Friday, February 01, 2008

"There's Somethin' Happenin' Here..." (Part II)


Almost every evening, ABC's "Nightline" covers the presidential race.

Journalists love the presidential primaries, because they are real news that most everybody but the deepest cynics (and they're watching, too) are interested in.

An easy sell.

The President of the United States plays are a large role in all our lives and during the quadrennial sweepstakes we think of ourselves as a united country when, let's face it, the rest of the time we're just in the way of each other's ambition.

True, the contests are disparate, held in distinct states. This week Iowa, next week New Hampshire, and after that South Carolina...places that don't generate headlines on most days, but where they are read perpetually.

Somehow out from all of this arises a national consensus and, in recent cycles, a strong counter-consensus that sets the tone for who we are and the battles that will occupy what has been two Americas for quite some time.

Sometimes the result is false representation, a burp at the end of a big meal. Remember the hoopla over the Christian, "values" voters...the big trend for the future?

Off the radar.

That's what today's piece is about. John McCain, a marginalized Rush Limbaugh and a diminished conservative movement.

Sure, highwayscribery's stock in trade is parsing Democratic sentiments and prospects, but McCain's odd surfacing as frontrunner of the GOP is somehow a part of the same thing.

Remember Huckabee? He has the evangelical vote in his pocket and that might be a ticket to the vice presidency...and little else.

highwayscribery has always likened McCain's career to that of the oldest profession, selling his influence to the interest that best advances his interest, passing it off as bipartisanship, and the country be damned.
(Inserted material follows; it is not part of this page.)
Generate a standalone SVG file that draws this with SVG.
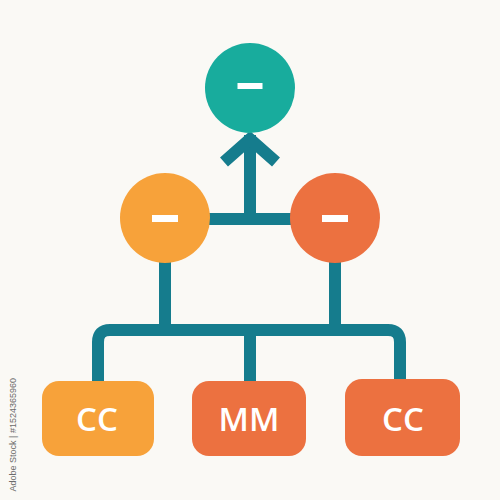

But conservatives are apoplectic. Ann Coulter said on Fox News she'd vote for Hillary Clinton before the Vietnam vet.

What's going on here?

Simple. The country has turned left.

The bad news, of course, is that's because everyone's scared to death and know full well we've got a class of rich folks deep in number and pockets, and the contrast grates. Foreclosure as a daily story is, well, a bad story. Gas is up and whatever goods it takes gas to transport has gone in the same direction.

Which is to say, everything.

And if you've been purchasing all that pap about Iraq being replaced by the economy as the top concern of voters, think about how this much money, spent in Iraq might effect your economy.

All of this has rendered the fabled conservative forces of these past 20 years as relevant to the mainstream as Jesse Jackson circa 1984; just powerful enough to pull his party apart.

And a party in parts is a party apart.